There’s a lot less to like about Superman II than there was the first film. My main issue with it is there happens to be an awful lot of convenient things happening in the plot. The Phantom Zone cube traveling by Earth JUST as Superman throws the Hydrogen bomb into space happens to be the biggest of the offenses, and if I read online correctly makes a lot more sense in the “Richard Donner Cut” of the film. Beyond that, I can’t get my head around the additional super powers that the writers decided to give to Superman and Zod. For no apparent reason they’re gifted with telekinesis-like powers by pointing at people/objects. They’re also given teleportation abilities, which they use to try and trick each other in the film’s final scene. Also, Superman can make copies of himself to trick them?Since when is that a thing he can do? Way to just gloss over these new found powers that he has – at least take the time to explain how he can do these things.

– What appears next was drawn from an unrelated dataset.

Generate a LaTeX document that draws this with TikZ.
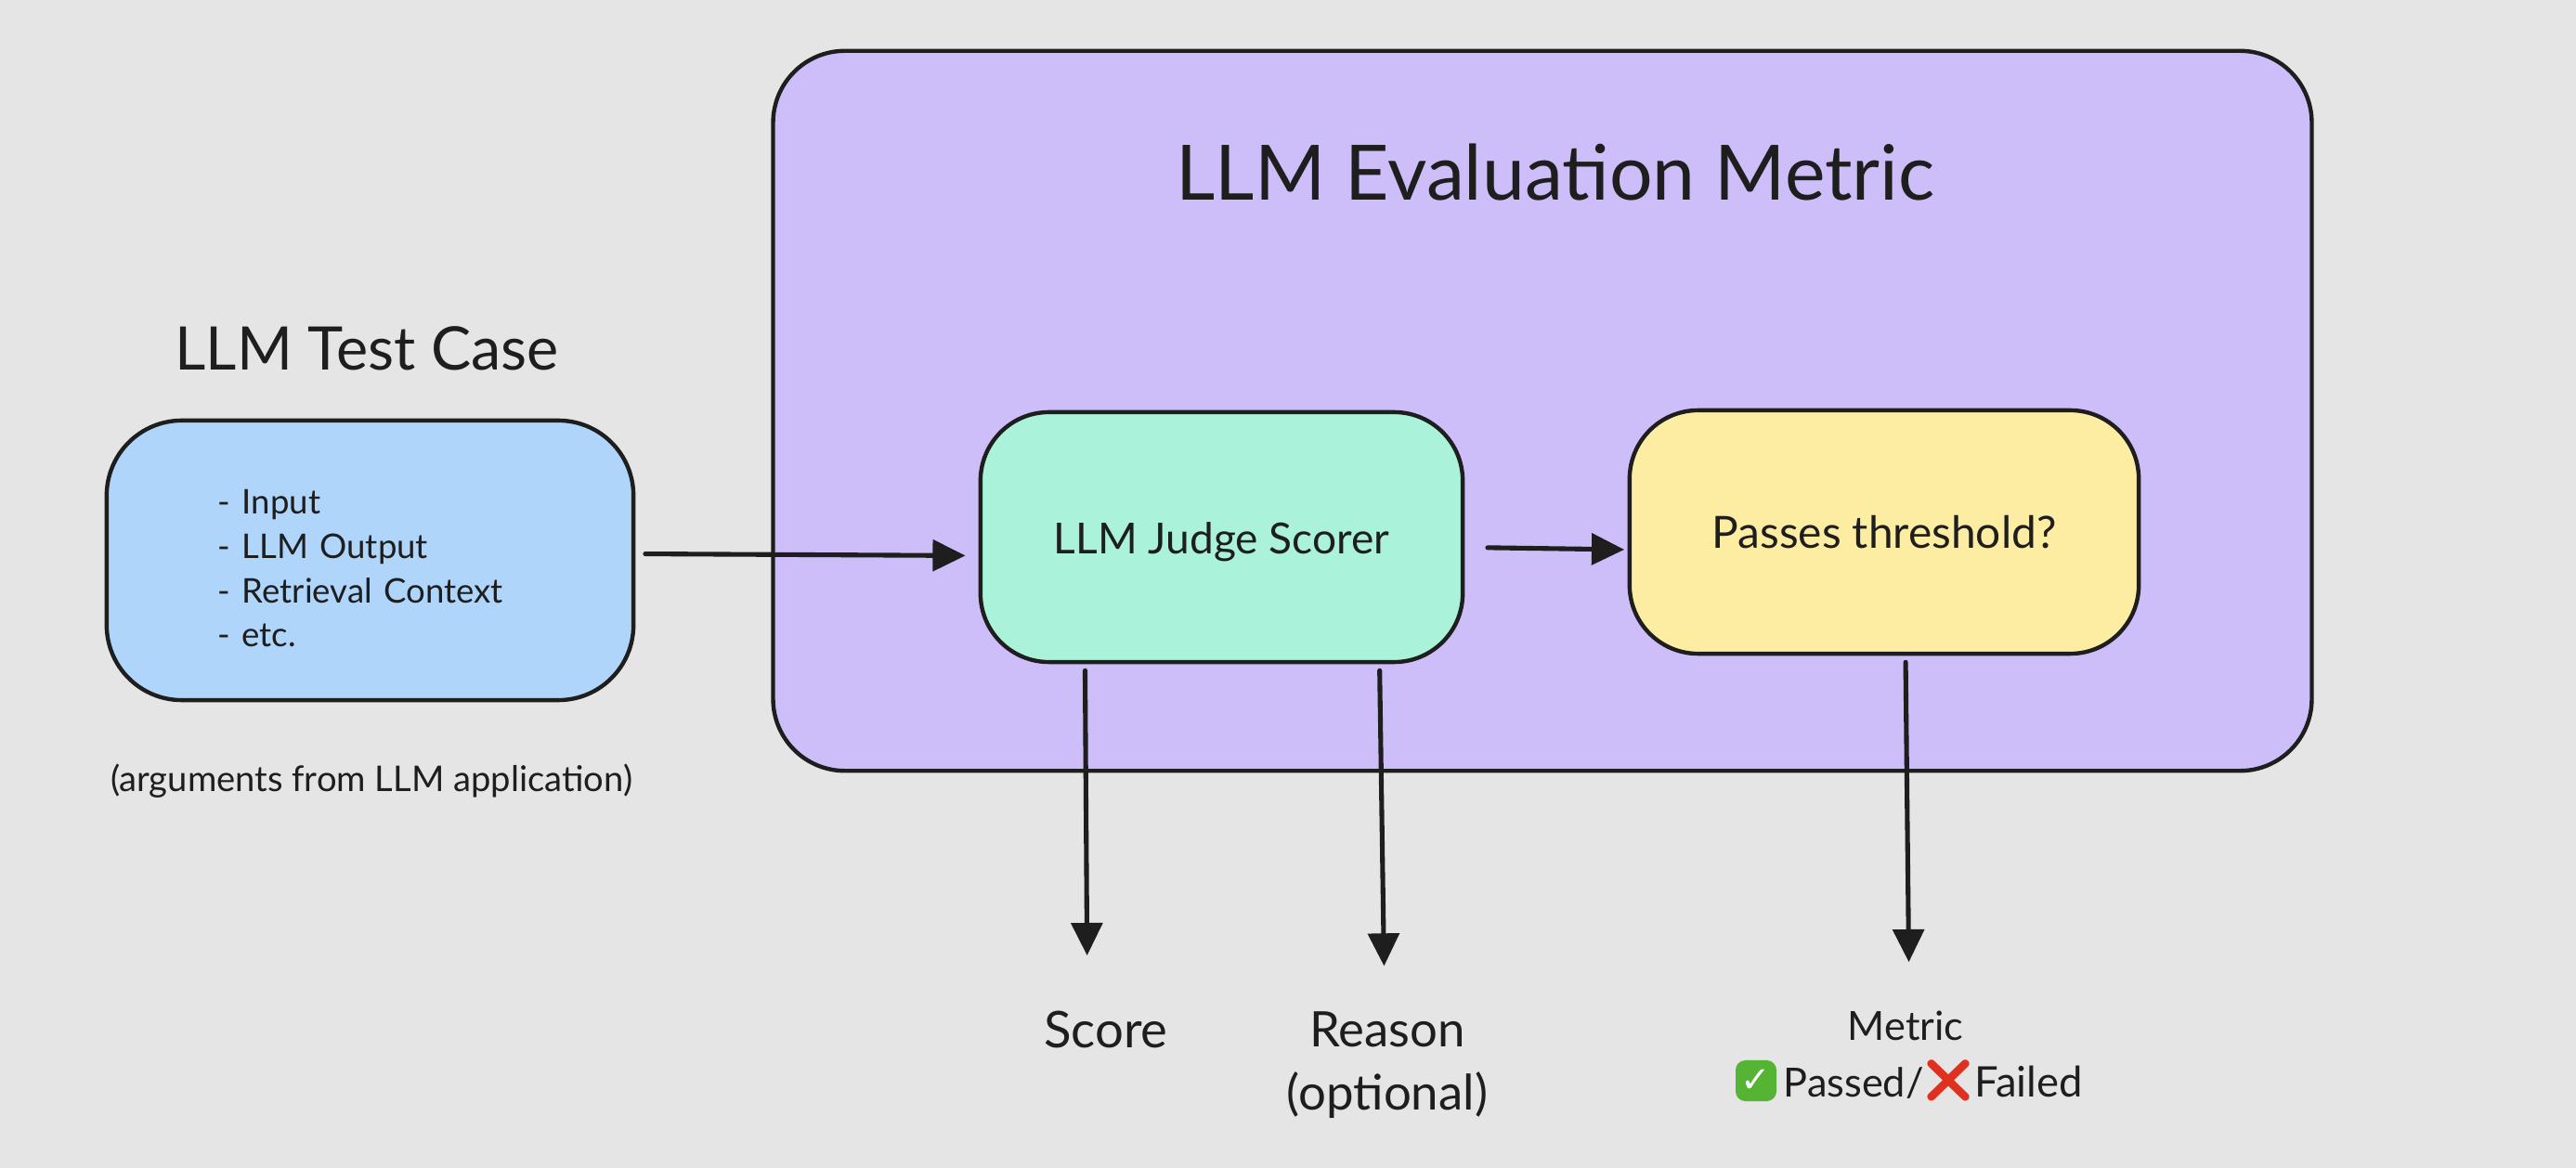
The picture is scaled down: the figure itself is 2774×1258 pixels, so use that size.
\documentclass[tikz,border=0pt]{standalone}
\usepackage{fontspec}
\setmainfont{Lato}
\newfontfamily\emojifont{Noto Emoji}
\newfontfamily\symbfont{DejaVu Sans}
\usepackage{xcolor}
\usetikzlibrary{arrows.meta,positioning}
\definecolor{canvas}{HTML}{E5E5E5}
\definecolor{ink}{HTML}{1E1E1E}
\definecolor{violetbox}{HTML}{CDBEFA}
\definecolor{bluebox}{HTML}{AFD5FB}
\definecolor{greenbox}{HTML}{ABF2DA}
\definecolor{yellowbox}{HTML}{FDEDA3}
\definecolor{okgreen}{HTML}{56B434}
\definecolor{badred}{HTML}{E03020}

\begin{document}
\begin{tikzpicture}[x=0.01cm,y=-0.01cm]
	\tikzstyle{every node} = [text = ink]
	\tikzstyle{box} = [draw = ink, line width = 1.25pt, inner sep = 0pt]
	\tikzstyle{link} = [draw = ink, line width = 1.45pt, line cap = round, -{Triangle[length = 10pt, width = 9.5pt]}]
\fill[canvas] (0, 0) rectangle (2774, 1258);
\node[box, fill = violetbox, minimum width = 16.56cm, minimum height = 7.75cm, rounded corners = 22pt] (metric) at (1661, 442.5) {};
\node[box, fill = bluebox, minimum width = 5.67cm, minimum height = 3.01cm, rounded corners = 23pt, align = left, text width = 3.27cm, inner xsep = 1.2cm, font = \fontsize{10.4}{13.6}\selectfont] (case) at (398.5, 603.5) {- Input\\- LLM Output\\- Retrieval Context\\- etc.\vspace{-5pt}};
\node[box, fill = greenbox, minimum width = 5.19cm, minimum height = 2.69cm, rounded corners = 21pt, font = \fontsize{13.1}{16}\selectfont] (judge) at (1315.5, 578.5) {\raisebox{-5pt}[0pt][0pt]{LLM Judge Scorer}};
\node[box, fill = yellowbox, minimum width = 5.48cm, minimum height = 2.62cm, rounded corners = 21pt, font = \fontsize{13.6}{16}\selectfont] (gate) at (2029, 573) {Passes threshold?};
\node[font = \fontsize{23.4}{28}\selectfont] (metrictitle) at (1675, 186) {LLM Evaluation Metric};
\node[font = \fontsize{18.4}{22}\selectfont] (casetitle) at (395, 375) {LLM Test Case};
\node[font = \fontsize{10.85}{13}\selectfont] (caseinfo) at (400, 841) {(arguments from LLM application)};
\node[font = \fontsize{15.5}{18}\selectfont] (score) at (1191, 1109) {Score};
\node[font = \fontsize{15}{19.2}\selectfont, align = center] (reason) at (1494, 1147) {Reason\\(optional)};
\node[font = \fontsize{12.3}{15}\selectfont] (verdict) at (2052, 1105) {Metric};
\node[fill = okgreen, rounded corners = 3pt, minimum size = 0.44cm, inner sep = 0pt, text = white, font = \symbfont\bfseries\fontsize{11}{11}\selectfont] (okmark) at (1891, 1164) {✓};
\node[inner sep = 0pt, anchor = base west, font = \fontsize{12.3}{15}\selectfont] (passed) at (1920, 1181) {Passed/};
\node[inner sep = 0pt, text = badred, font = \emojifont\fontsize{13}{13}\selectfont] (badmark) at (2099, 1164) {❌};
\node[inner sep = 0pt, anchor = base west, font = \fontsize{12.9}{15}\selectfont] (failed) at (2126, 1181) {Failed};
	\path[link, shorten < = 3pt, shorten > = 4pt] ([yshift = 0.07cm]case.east) -- ([yshift = -0.2cm]judge.west);
	\path[link, shorten < = 7pt, shorten > = 1pt] ([yshift = -0.11cm]judge.east) -- ([yshift = -0.19cm]gate.west);
	\path[link, shorten < = 2pt, shorten > = 13.5pt] ([xshift = -1.47cm]judge.south) -- ([xshift = -0.2cm]score.north);
	\path[link, shorten < = 2pt, shorten > = 10.5pt] ([xshift = 1.7cm]judge.south) -- ([xshift = -0.03cm]reason.north);
	\path[link, shorten < = 2pt, shorten > = 11.5pt] ([xshift = 0.23cm]gate.south) -- ([xshift = 0.04cm]verdict.north);
\end{tikzpicture}
\end{document}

As I said at the start, I really wanted to know how much of an impact the events of the first movie would have on this one and I was disappointed. I can (almost) get over the fact that Clark never goes to visit his mom, even though it has clearly been 12-15 years since he left Smallville, but there’s something else that almost cheapens the first movie’s story. In the first movie, a record of Jor-El tells Clark that he can’t interfere with human history, it’s not his place. Clark does the exact opposite of this and goes back in time to stop Lois from dying. Now, if there were any justice in this sequel then Clark’s actions would have some horrible Planet of the Apes style effect on Earth, but it doesn’t. Jor-El’s warning was ignored, and rightfully so, because in the end it turned out to be a moot point. It didn’t matter. Superman messed with time and saved the day, the end, victory lap. This could have been a perfect moment for a storytelling device where we see “Oh, Superman makes mistakes too. How does he fix these problems that he created?” Superman II ALMOST capitalizes on this moment by (stupidly) forcing Clark to give up his powers if he wishes to remain with Lois. After he goes back to the Fortress of Solitude and gets his powers back from a special green rock that isn’t Kryptonite, he and Lois realize that they can’t be together. Why would Superman and Lois force themselves to abide by this Kryptonian rule when Superman already broke their other “most important commandment.” If Superman can go back in time with no consequence to human history, he should be allowed to marry Lois and keep his powers. Also, now Superman has kiss-me-and-forget-me powers? Please.
I have to question a few other moments that were brought to life in this movie. For example, why bring back Luthor? After his dopey scheme was foiled and he was put in prison, this gives you perfect setup for a third Superman film wherein Luthor breaks out to get his revenge. Instead we got a sloppy attempt at this with the second film wherein Luthor serves no purpose to the story except as a device to mix things up and provide a slight inconvenience. Gene Hackman’s presence on screen is nothing more than a joke as he continues to be a MAD Magazine style parody of Lex Luthor.
Superman II is a worthy successor to the first film. It doesn’t follow convention by repeating the same ideas from the first movie. Some sequences play much better than others, but its the remarkable cast in the film that keeps you engaged. The pacing feels strange as some moments go on way too long and others feel too convenient to the story. Terence Stamp and the other Kryptonians are surpassed in their amazing acting only by Christopher Reeve and Margot Kidder. There’s a lot of stuff to groan and roll your eyes at here, but there’s also enough to keep you entertained.